Section 2. The Board of Directors shall elect the executive officers at least annually, but vacancies may be filled, or new offices created and filled, or the executive officers changed, at any meeting of the Board of Directors. The President and Chief Executive Officer may designate an individual as an executive officer on an acting or interim basis subject to election by the Board at its next meeting.
Section 3. The compensation of the President and Chief Executive Officer shall be established and approved by the Compensation Committee of the Board of Directors. The compensation of the other executive officers shall be established by the President and Chief Executive Officer subject to the approval of the Compensation Committee of the Board of Directors.
Section 4. The Board of Directors may appoint or authorize the President and Chief Executive Officer to appoint other non-executive officers and agents with such powers and duties as the Board of Directors or the President and Chief Executive Officer shall determine.
Section 5. The officers of the corporation shall hold office until their successors are chosen and qualify or until their death, resignation or removal.
Section 6. The officers of the corporation shall have the following powers and duties generally pertaining to their respective offices, as well as such powers and duties not inconsistent with the following as from time to time may be conferred by the Board of Directors or the President and Chief Executive Officer:
a. PRESIDENT AND CHIEF EXECUTIVE OFFICER. The President and Chief Executive Officer shall be the chief executive officer of the corporation. The President and Chief Executive Officer shall have general and active management of the business of the corporation; shall see that all orders and resolutions of the Board of Directors are carried into effect; and in general shall have all powers and authority and perform all duties as are usually vested in the president or the chief executive officer of a corporation, as well as such other powers, authority and duties as may be prescribed by the Board of Directors from time to time. The President and Chief Executive Officer may execute bonds, mortgages and other contracts requiring a seal, under the seal of the corporation, except where required or permitted by law or these Bylaws to be otherwise signed and executed. The President and Chief Executive Officer shall preside at all meetings of the stockholders in the absence or with the consent of the Chairman of the Board.
b. VICE PRESIDENTS. The vice presidents shall have such powers, authority and duties as are set out in these Bylaws and as may be prescribed from time to time by the Board of Directors or the President and Chief Executive Officer.
In the absence or in the event of the inability or refusal to act of the President and Chief Executive Officer, the executive vice presidents, if any, in the order determined by the Board of Directors (or if there be no such determination, then in the order of their election or the order in which their names appear in the minutes of the meeting or written consent documenting their election), shall have the authority to exercise the powers and perform the duties of the President and Chief Executive Officer. The executive vice presidents may execute bonds, mortgages and other contracts requiring a seal, under the seal of the corporation, except where required or permitted by law or these Bylaws to be otherwise signed and executed.
In the absence of the executive vice presidents or in the event of their inability or refusal to act, the senior vice presidents, if any, and after them the other vice presidents, if any, in the order determined by the Board of Directors (or if there be no such determination, then in the order of their election or the order in which their names appear in the minutes of the meeting or written consent documenting their election) shall have the authority to exercise the powers and perform the duties of the President and Chief Executive Officer and/or the executive vice presidents.
c.
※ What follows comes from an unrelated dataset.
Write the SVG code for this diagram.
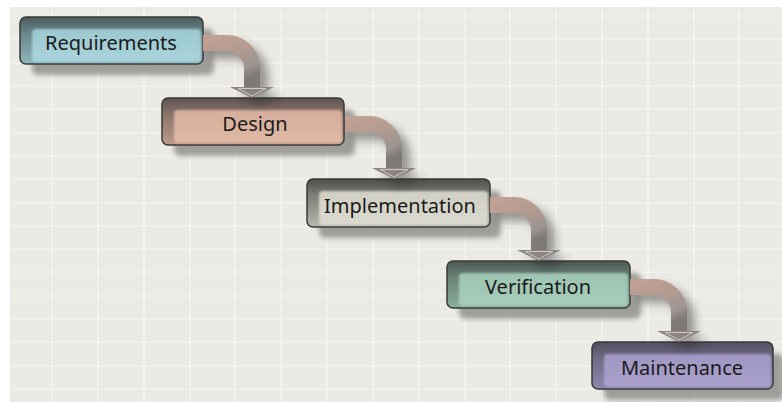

CHIEF FINANCIAL OFFICER. The chief financial officer shall have the custody of the corporate funds and securities and shall keep full and accurate accounts of receipts and disbursements in books belonging to the corporation, shall deposit all monies and other valuable effects in the name and to the credit of the corporation in such depositories as may be designated by the Board of Directors, shall disburse the funds of the corporation as may be ordered by the Board of Directors, taking proper vouchers for such disbursements, and shall render to the Board of Directors at its regular meetings or when the Board of Directors or the chairman of the board so requires, and to the President and Chief Executive Officer as the President and Chief Executive Officer requires, an account of all financial transactions and of the financial condition of the corporation.
If required by the Board of Directors, the chief financial officer shall give the corporation a bond in such sum and with such surety or sureties as shall be satisfactory to the Board of Directors for the faithful performance of the duties of such office and for the restoration to the corporation, in case of the death, resignation, retirement or removal from office of the chief financial officer, of all books, papers, vouchers, money and other property of whatever kind belonging to the corporation and in the possession or under the control of the chief financial officer.
The corporate controller and assistant financial officers, if any, however titled, in the order determined by the Board of Directors (or if there be no such determination, then in the order of their election or the order in which their names appear in the minutes of the meeting or written consent documenting their election), shall, in the absence of the chief financial officer or in the event of the inability or refusal to act of the chief financial officer, perform the duties and exercise the powers of the chief financial officer and shall perform such other duties and have such other powers as the Board of Directors or the chief financial officer may from time to time prescribe.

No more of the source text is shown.